Le talent n'a pas d'âge. Kotkaniemi, 18 ans, rend l'équipe supérieure à l'heure actuelle. Il a trois points en sept matchs. Une fiche de +3. Il vient au neuvième rang chez les attaquants de l'équipe au chapitre de l'utilisation. Il a sa place au sein de la deuxième vague de supériorité numérique.

Sa présence au centre du troisième trio avec Joel Armia et Paul Byron amène une belle profondeur à l'équipe et permet d'alléger le fardeau des deux autres centres offensifs, Max Domi et Philip Danault.
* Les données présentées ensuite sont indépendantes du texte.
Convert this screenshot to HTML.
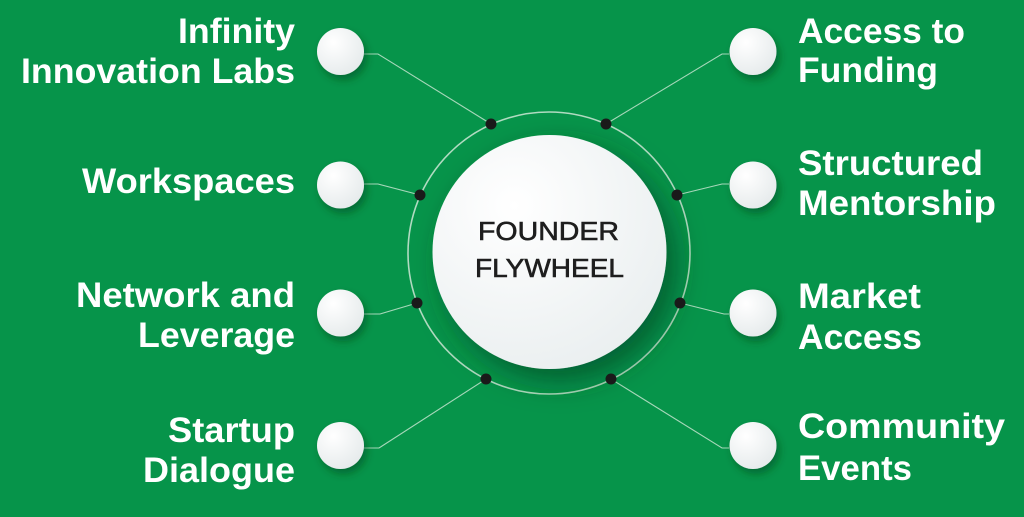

Personne ne peut prendre la place de Kotkaniemi à l'heure actuelle sur un tel trio. Tomas Plekanec est blessé et Matthew Peca a encore beaucoup de choses à prouver.

Le Canadien ne fait pas exception. Les quatre premiers choix au repêchage de 2018, Rasmus Dahlin, Andrei Svechnikov, Kotkaniemi et Brady Tkachuk ont entamé l'année dans la LNH. Le défenseur Evan Bouchard, 10e au total à Edmonton, y est également, tout comme le centre Isac Lunderstrom, 23e choix au total à Anaheim.

«C'est fascinant à quel point la Ligue a changé en cinq ans, ajoute notre source. C'est tellement rapide maintenant. Les jeunes entrent dans la LNH à 18, 19, 20 ans. Ils ont tous suivi des cours de patinage de puissance et de maniement de rondelles, ce qui rend leur niveau technique tellement supérieur par rapport à l'ancienne génération. Les carrières seront plus courtes. Ça va devenir difficile de jouer dans la ligue à 30 ans...»

Le Canadien semble l'avoir compris cet été. S'agit de ne pas l'oublier!